What Did Sun Ra Teach?

What did Sun Ra teach?

He taught the need for discipline in the artistic life, not freedom. He told me to stop teaching my actors freedom when discipline was needed. He demonstrated discipline by keeping his band together for over twenty years. When I got him to take a young actor of mine on European tour, he sent the very talented singer/musician home because he lacked discipline. He taught me not to be so moral, especially when I took a scene out of my musical with a sex scene. He was horrified that I had done so. He said, "Marvin you so right you wrong. That scene was the best one in the play. That's what people want, a little dirt. They don't want to truth, they want the low down dirty truth."
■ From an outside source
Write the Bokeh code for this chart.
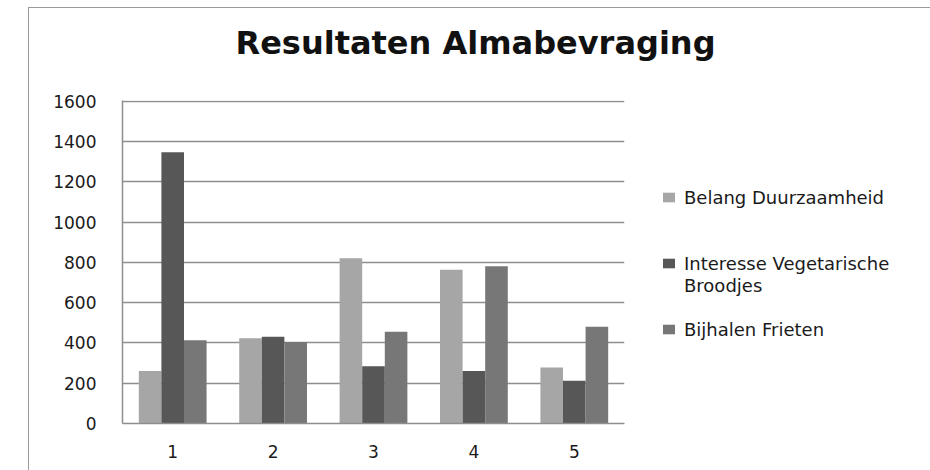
from bokeh.plotting import figure
from bokeh.models import (ColumnDataSource, FactorRange, Range1d, FixedTicker,
                          Legend, LegendItem, Title)
from bokeh.transform import dodge
from bokeh.embed import file_html
from bokeh.resources import INLINE

# ---- data ----
categories = ["1", "2", "3", "4", "5"]
belang_duurzaamheid = [261, 423, 820, 763, 278]
interesse_vegetarisch = [1346, 430, 284, 260, 212]
bijhalen_frieten = [413, 405, 455, 781, 480]
series_labels = ["Belang Duurzaamheid", "Interesse Vegetarische", "Bijhalen Frieten"]
label_continuation = "Broodjes"
y_ticks = [0, 200, 400, 600, 800, 1000, 1200, 1400, 1600]
title_text = "Resultaten Almabevraging"

colors = ["#a6a6a6", "#575757", "#777777"]
grid_col = "#8e8e8e"
text_col = "#1a1a1a"
font = "DejaVu Sans"

src = ColumnDataSource(dict(cat=categories, b=belang_duurzaamheid,
                            i=interesse_vegetarisch, f=bijhalen_frieten))

p = figure(title=None,
           x_range=FactorRange(factors=categories, range_padding=0),
           y_range=Range1d(0, 1603),
           frame_width=502, frame_height=323,
           output_backend="svg", toolbar_location=None,
           min_border_left=93, min_border_right=307, min_border_top=92, min_border_bottom=48,
           margin=(7, 0, 0, 28),
           styles={"border-left": "1.5px solid #9a9a9a", "border-top": "1.5px solid #9a9a9a"})
p.outline_line_color = None
p.background_fill_color = "white"
p.border_fill_color = "white"

renderers = []
bw = 0.225
for col, off, c in [("b", -0.225, colors[0]), ("i", 0.0, colors[1]), ("f", 0.225, colors[2])]:
    r = p.vbar(x=dodge("cat", off, range=p.x_range), top=col, width=bw, source=src,
               fill_color=c, line_color=None)
    renderers.append(r)
# empty, invisible renderer used for legend spacer rows / wrapped line
blank = p.vbar(x=[], top=[], width=bw, fill_alpha=0, line_alpha=0)

# axes
p.yaxis.ticker = FixedTicker(ticks=y_ticks)
p.ygrid.ticker = FixedTicker(ticks=y_ticks)
for ax in (p.xaxis[0], p.yaxis[0]):
    ax.axis_line_color = grid_col
    ax.axis_line_width = 1.5
    ax.major_tick_line_color = None
    ax.minor_tick_line_color = None
    ax.major_tick_out = 0
    ax.major_tick_in = 0
    ax.major_label_text_font = font
    ax.major_label_text_font_size = "17px"
    ax.major_label_text_color = text_col
p.yaxis.major_label_standoff = 26
p.xaxis.major_label_standoff = 21
p.xgrid.grid_line_color = None
p.ygrid.grid_line_color = grid_col
p.ygrid.grid_line_width = 1.5

# title: a blank spacer panel next to the frame, then the real title above it
p.add_layout(Title(text=" ", standoff=11, text_font=font, text_font_size="20px"), "above")
p.add_layout(Title(text=title_text, align="left", offset=113, standoff=0,
                   vertical_align="top",
                   text_font=font, text_font_style="bold", text_font_size="32px",
                   text_color="#111111"), "above")

# legend rows (22 px pitch), spacer rows keep Excel's spacing
items = [LegendItem(label=series_labels[0], renderers=[renderers[0]]),
         LegendItem(label=" ", renderers=[blank]),
         LegendItem(label=" ", renderers=[blank]),
         LegendItem(label=series_labels[1], renderers=[renderers[1]]),
         LegendItem(label=label_continuation, renderers=[blank]),
         LegendItem(label=" ", renderers=[blank]),
         LegendItem(label=series_labels[2], renderers=[renderers[2]])]
legend = Legend(items=items, location=(37, 83), orientation="vertical",
                glyph_width=15, glyph_height=12, label_standoff=8, label_height=22,
                spacing=0, padding=0, margin=0, border_line_color=None,
                background_fill_alpha=0, label_text_font=font, label_text_font_size="18px",
                label_text_color=text_col)
p.add_layout(legend, "right")

open("out.html", "w").write(file_html(p, INLINE))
Most importantly, he taught the importance of mythology and ritual theatre, breaking down that fourth wall and merging with the audience, becoming one and indivisible, thus reaching the level of African communal theatre wherein there is no audience, only the community. His Arkestra, including poets, singers, dancers, and mixed media, expanded the potential of black theatre. It was a great experience performing with an Arkestra as opposed to simply reading solo or even with a small band. This is no doubt why I can only conceive of theatre as extravaganza in terms of performance, space and time.

Imagine being able to work with some of the greatest musicians in the world, aside from Sun Ra himself, there was John Gilmore, Danny Thompson, June Tyson, and Marshall Allen. See my DVD Live in Philly at Warmdaddy's, which I call 39 minutes of Jazz history. The set included Marshall Allen and Danny Thompson, along with bagpipe legend Rufus Harley and myself reading poetry. Also Elliott Bey, Ancestor Goldsky and Alexander El.

We can say that Sun Ra had a profound influence on the Black Arts Movement coast to coast. He was a founding member of Amiri Baraka's Black Arts Theatre in Harlem as well as a worker at my Black Educational Theatre in the Fillmore.